Cosponsors include the city of Bainbridge Island, Cascade Bicycle Club and Squeaky Wheels, a bicycling advocacy organization.
People can walk, bike, and/or roll along a loop between Bainbridge High School and Waterfront Park Saturday. Self-guided tours are slated to take place along the event routes from 10:30 a.m. to 3:30 p.m., in addition to a slew of other offerings, including a presentation by keynote speakers Fran Korten, Christian Ford and Naomi Spinak from 11 a.m. to 12 p.m. at the Bainbridge High School Commons that’s titled, “Building the Cycling City.”
Additional activities, held between 12:30 and 3:30 p.m., include:
• A kid’s bicycle rodeo at Waterfront Park, billed as a fun, interactive and non-competitive skills course designed for kids to improve their bike handling and traffic safety skills;
• A Bicycle Petting Zoo at Waterfront Park, which is designed to reintroduce people to cycling. On display will be a variety of cargo and electric bikes for you to take a spin on, as well as kittens and puppies to pet;
• The Family Bike Expo at Winslow Green. Try out a bunch of different family biking setups and see what you like, try things you haven’t seen before, or talk with family biking parents;
• Bike rentals at BHS. If you’d like to cycle for longer than the 10- to 15-minute spin at the Expo and Petting Zoo, get your rental here; and
• “Yoga for Bikers” at Winslow Green. Author, yogi and “car-free parent” Kelli Refer will share a short session of yoga
that you can do before or after any bike ride. Use your bike as a prop for your yoga practice.
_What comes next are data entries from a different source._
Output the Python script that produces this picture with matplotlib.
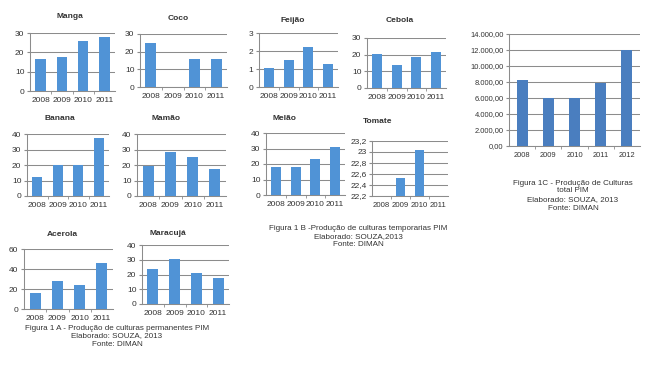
import matplotlib
matplotlib.use("Agg")
import matplotlib.pyplot as plt
from matplotlib.ticker import FuncFormatter

plt.rcParams['font.family'] = ['Liberation Sans', 'DejaVu Sans']

W, H = 646, 365

anos = ["2008", "2009", "2010", "2011"]
anos_total = ["2008", "2009", "2010", "2011", "2012"]

manga = [16.5, 17.7, 25.7, 27.8]
coco = [24.7, 0, 15.8, 16.0]
banana = [12, 20, 20, 37.2]
mamao = [19.4, 28.6, 25, 17.2]
acerola = [16, 27.6, 24.3, 46]
maracuja = [23.5, 30.3, 20.8, 17.4]
feijao = [1.04, 1.5, 2.24, 1.28]
cebola = [20.7, 13.8, 18.7, 21.7]
melao = [18, 18, 23.3, 30.9]
tomate = [0, 22.52, 23.03, 0]
total_pim = [8240, 5940, 6020, 7820, 12000]

AZUL = "#5093d6"
AZUL_ESC = "#4a7ebf"
GRADE = "#8c8c8c"

fig = plt.figure(figsize=(W / 100, H / 100), dpi=100)
fig.patch.set_facecolor("white")


def caixa(l, t, r, b):
    return [l / W, 1 - b / H, (r - l) / W, (b - t) / H]


def virgula(v, _):
    return ("%g" % v).replace(".", ",")


def milhar(v, _):
    s = "{:,.2f}".format(v)
    return s.replace(",", "X").replace(".", ",").replace("X", ".")


def grafico(pos, valores, titulo, tpos, ymin, ymax, passo, cats=anos,
            cor=AZUL, larg=0.5, fmt=None, fs=6):
    ax = fig.add_axes(caixa(*pos))
    x = list(range(len(cats)))
    ax.bar(x, valores, width=larg, color=cor, zorder=3)
    ax.set_xlim(-0.5, len(cats) - 0.5)
    ax.set_ylim(ymin, ymax)
    n = int(round((ymax - ymin) / passo))
    ax.set_yticks([ymin + i * passo for i in range(n + 1)])
    ax.set_xticks(x)
    ax.set_xticklabels(cats)
    ax.set_xticks([i + 0.5 for i in x[:-1]], minor=True)
    ax.tick_params(axis="x", which="major", length=0, pad=4, labelsize=fs,
                   colors="#333333")
    ax.tick_params(axis="x", which="minor", length=2, color=GRADE, direction="out")
    ax.tick_params(axis="y", length=2, color=GRADE, pad=2, labelsize=fs,
                   colors="#333333")
    if fmt is not None:
        ax.yaxis.set_major_formatter(FuncFormatter(fmt))
    ax.grid(axis="y", color=GRADE, linewidth=0.75, zorder=0)
    for lado in ("top", "right"):
        ax.spines[lado].set_visible(False)
    for lado in ("left", "bottom"):
        ax.spines[lado].set_color(GRADE)
        ax.spines[lado].set_linewidth(0.75)
    fig.text(tpos[0] / W, 1 - tpos[1] / H, titulo, ha="center", va="center",
             fontsize=6, fontweight="bold", color="#333333")
    return ax


# Figura 1 A - culturas permanentes
grafico((30, 33, 115, 91), manga, "Manga", (70, 17), 0, 30, 10)
grafico((140, 34, 227, 87), coco, "Coco", (178, 19), 0, 30, 10)
grafico((27, 134, 109, 196), banana, "Banana", (60, 119), 0, 40, 10)
grafico((137, 134, 226, 196), mamao, "Mamão", (166, 118), 0, 40, 10)
grafico((24, 249, 113, 309), acerola, "Acerola", (62, 234), 0, 60, 20)
grafico((142, 245, 229, 304), maracuja, "Maracujá", (168, 233), 0, 40, 10)

# Figura 1 B - culturas temporarias
grafico((259, 33, 338, 87), feijao, "Feijão", (293, 20), 0, 3, 1)
grafico((367, 38, 446, 88), cebola, "Cebola", (400, 20), 0, 30, 10)
grafico((266, 133, 345, 195), melao, "Melão", (284, 118), 0, 40, 10)
ax_t = grafico((372, 141, 448, 196), tomate, "Tomate", (378, 121), 22.2, 23.2, 0.2,
               fmt=virgula)
ax_t.tick_params(axis="x", which="major", pad=4, labelsize=5.6)
for lab in ax_t.get_xticklabels():
    lab.set_fontstretch("condensed")

# Figura 1 C - total
grafico((509, 34, 640, 146), total_pim, "", (0, 0), 0, 14000, 2000,
        cats=anos_total, cor=AZUL_ESC, larg=0.42, fmt=milhar, fs=5.4)


def legenda(x, ys, linhas):
    for y, txt in zip(ys, linhas):
        fig.text(x / W, 1 - y / H, txt, ha="center", va="center",
                 fontsize=5.8, color="#333333")


legenda(117, [328, 336, 344],
        ["Figura 1 A - Produção de culturas permanentes PIM",
         "Elaborado: SOUZA, 2013", "Fonte: DIMAN"])
legenda(358, [229, 237, 245],
        ["Figura 1 B -Produção de culturas temporarias PIM",
         "Elaborado: SOUZA,2013", "Fonte: DIMAN"])
legenda(573, [183, 191, 200, 209],
        ["Figura 1C - Produção de Culturas", "total PIM",
         "Elaborado: SOUZA, 2013", "Fonte: DIMAN"])

fig.savefig("out.png", dpi=100, facecolor="white")
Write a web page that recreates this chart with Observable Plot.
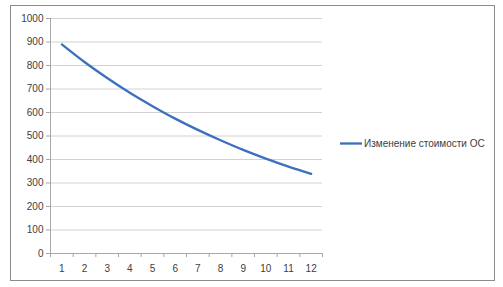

The outdoor yoga class will be from 1:30 to 2 p.m. at the Winslow Green.
Visit www.walkbikebainbridge.com for more information.
Safe biking and walking conditions are much more important than they may seem at first glance, Loftus said.
“The thing about biking and walking is that it hits all of these pieces,” Loftus said. “It’s not just about climate change, but it’s also health and wellness.
“We have all kinds of obesity issues and depression and social isolation, so when more people are out there biking and walking and not separated by their cars, there’s more of a kind of sense of connection and cohesion and community building.”
Loftus said the event is not technically affiliated with the imminent Safe Access for Everyone Mobility Levy, a seven-year, $15-million property tax increase proposal that will be put before voters next month, and used, if passed, for road shoulder improvements, trail construction and sidewalk repair/construction (www.bainbridgesafemobilitylevy.participate.online).
“The levy is supporting what we’re doing, not the other way around,” Loftus said.
“What we’re doing is supporting biking and walking and Open Streets is something that happens all over the world all the time,” she said. “The Bainbridge Mobility Alliance is going to be supporting biking and walking after the levy [vote] is over, so our mission is not the levy. Our mission is supporting biking and walking.”
Typical obstacles which may prevent islanders from biking and walking more — weather conditions, necessary cargo space, etc. — will be discussed by the event’s speakers, with specialty gear on display as well, but overall Loftus said Bainbridge is a city begging for more bikes.
“Bainbridge has, of anywhere in the nation, we’ve got the biggest potential of being really successful in supporting people because we’re a community that’s very intentional,” she said. “We’re more conscious about health and wellness issues, and with the ferry we’ve got people who are more aware of biking. So I think we’ve got better potential than most places to really make this work.”